The Thing is an old-timey roadside attraction, ballyhooed in eerie-looking script on screaming yellow and blue freeway billboards for a hundred miles in either direction. I use photos of those billboards for the header image of this blog, and the “Thing” in “Paul’s Thing” was inspired by it. My About Paul’s Thing page is a short photoessay about The Thing.
For someone who’s so into The Thing, you’d think I would have paid the price of admission and checked it out before now, but no … although I’ve passed Exit 322 a hundred times, and actually pulled in for gas a few times, I’ve never been inside to see it. That changed today, when Donna and I stopped on our way back from our niece’s graduation ceremony at Western New Mexico University in Silver City.
What you see from the freeway is a typical tourist stop with gas, souvenirs, and a Dairy Queen. Inside, against the back wall, is the door to The Thing. Admission is a dollar. When you go through the door you find yourself outdoors, following giant yellow footprints that take you to three shed-like buildings. Here’s Donna on the trail of The Thing.
The first shed features old cars. I liked Hitler’s Rolls-Royce.
Also, too, a Very Special Exhibit depicting ancient methods of torture, the only one of its kind in the world.

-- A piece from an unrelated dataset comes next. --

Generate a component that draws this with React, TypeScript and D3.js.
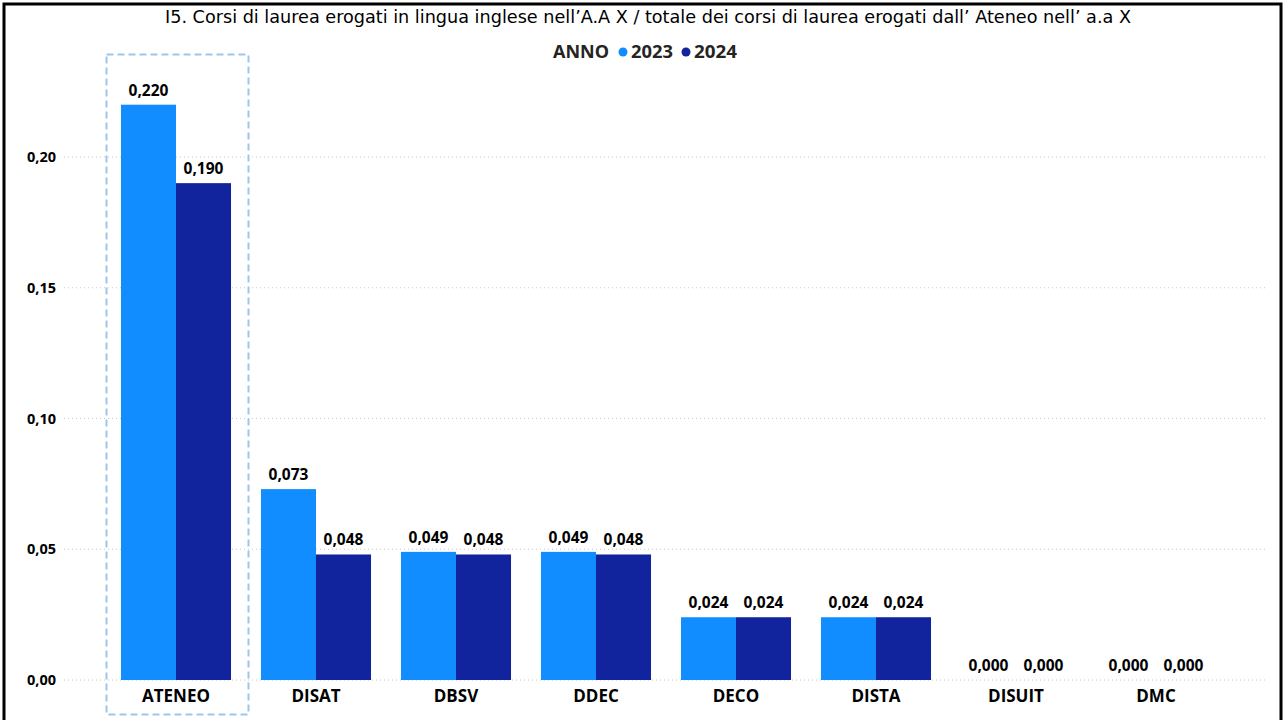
import React from "react";
import * as d3 from "d3";

const categories = ["ATENEO", "DISAT", "DBSV", "DDEC", "DECO", "DISTA", "DISUIT", "DMC"];
const series2023 = [0.22, 0.073, 0.049, 0.049, 0.024, 0.024, 0.0, 0.0];
const series2024 = [0.19, 0.048, 0.048, 0.048, 0.024, 0.024, 0.0, 0.0];
const years = ["2023", "2024"];
const yTicks = [0, 0.05, 0.1, 0.15, 0.2];
const title = "I5. Corsi di laurea erogati in lingua inglese nell\u2019A.A X / totale dei corsi di laurea erogati dall\u2019 Ateneo nell\u2019 a.a X";

const W = 1285;
const H = 720;
const colors = ["#118DFF", "#12239E"];
const fmt2 = (v: number) => v.toFixed(2).replace(".", ",");
const fmt3 = (v: number) => v.toFixed(3).replace(".", ",");
const font = "'Open Sans', 'Noto Sans', sans-serif";

export default function App() {
  const x = d3.scaleBand<string>().domain(categories).range([106, 1226]).paddingInner(0.214).paddingOuter(0.107);
  const inner = d3.scaleBand<string>().domain(years).range([0, x.bandwidth()]);
  const y = d3.scaleLinear().domain([0, 0.2]).range([680, 157]);
  const seriesData = [series2023, series2024];

  return (
    <svg width={W} height={H} style={{ position: "absolute", left: 0, top: 0, background: "#fff" }}>
      <rect x={0} y={0} width={W} height={H} fill="#fff" />
      <rect x={4} y={4} width={1277} height={740} fill="none" stroke="#000" strokeWidth={3} />
      <text x={648} y={23} textAnchor="middle" fontFamily="'Liberation Sans Narrow', 'DejaVu Sans Condensed', sans-serif" fontSize={18} fill="#000" textLength={966} lengthAdjust="spacingAndGlyphs">{title}</text>
      {/* legend */}
      <g fontFamily={font} fontWeight="bold" fontSize={17} fill="#252423">
        <text x={553} y={58} textLength={56} lengthAdjust="spacingAndGlyphs">ANNO</text>
        <circle cx={623} cy={52} r={4.5} fill={colors[0]} />
        <text x={631} y={58} textLength={42} lengthAdjust="spacingAndGlyphs">2023</text>
        <circle cx={686} cy={52} r={4.5} fill={colors[1]} />
        <text x={694} y={58} textLength={43} lengthAdjust="spacingAndGlyphs">2024</text>
      </g>
      {/* gridlines */}
      {yTicks.map((t) => (
        <g key={t}>
          <line x1={64} x2={1266} y1={y(t)} y2={y(t)} stroke="#c8c8c8" strokeWidth={1} strokeDasharray="1,3" />
          <text x={56} y={y(t) + 5} textAnchor="end" fontFamily={font} fontWeight="bold" fontSize={14.5} fill="#000">{fmt2(t)}</text>
        </g>
      ))}
      {/* bars */}
      {categories.map((c, i) => (
        <g key={c}>
          {seriesData.map((s, j) => {
            const bx = (x(c) as number) + (inner(years[j]) as number);
            const bw = inner.bandwidth();
            const by = y(s[i]);
            return (
              <g key={j}>
                <rect x={bx} y={by} width={bw} height={y(0) - by} fill={colors[j]} />
                <text x={bx + bw / 2} y={by - 9} textAnchor="middle" fontFamily={font} fontWeight="bold" fontSize={15.5} fill="#000">{fmt3(s[i])}</text>
              </g>
            );
          })}
          <text x={(x(c) as number) + x.bandwidth() / 2} y={702} textAnchor="middle" fontFamily={font} fontWeight="bold" fontSize={17} fill="#000">{c}</text>
        </g>
      ))}
      {/* selection box */}
      <rect x={106.5} y={54.5} width={142} height={660} fill="none" stroke="#9ec5ec" strokeWidth={2} strokeDasharray="7,4" />
    </svg>
  );
}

The second shed is filled with grotesque creatures carved from tree trunks, gnarled branches, and driftwood.
The third shed houses The Thing.
But what is it?
All right, a bit of a letdown, not much of a wonder, but what do you expect from a roadside attraction? I was happy. It was worth the dollar. I even went back to the store and bought a coffee cup.
Oh man, they don’t make places like this anymore!! The museum in Niagara Falls, Ontario used to be like this but then they actually corrected the erroneous bits and modernised it. It included exhibits like a New Zealand honey bear. I presume that a 19th century scammer took advantage of a gullible curator. And I just found out by googling it that it is the oldest museum in Canada and the mummy of Ramesses I was returned to Egypt in 2003 so that part was true!
At the Thing, all the hours put into the carving of the torture exhibition is pretty impressive on its own.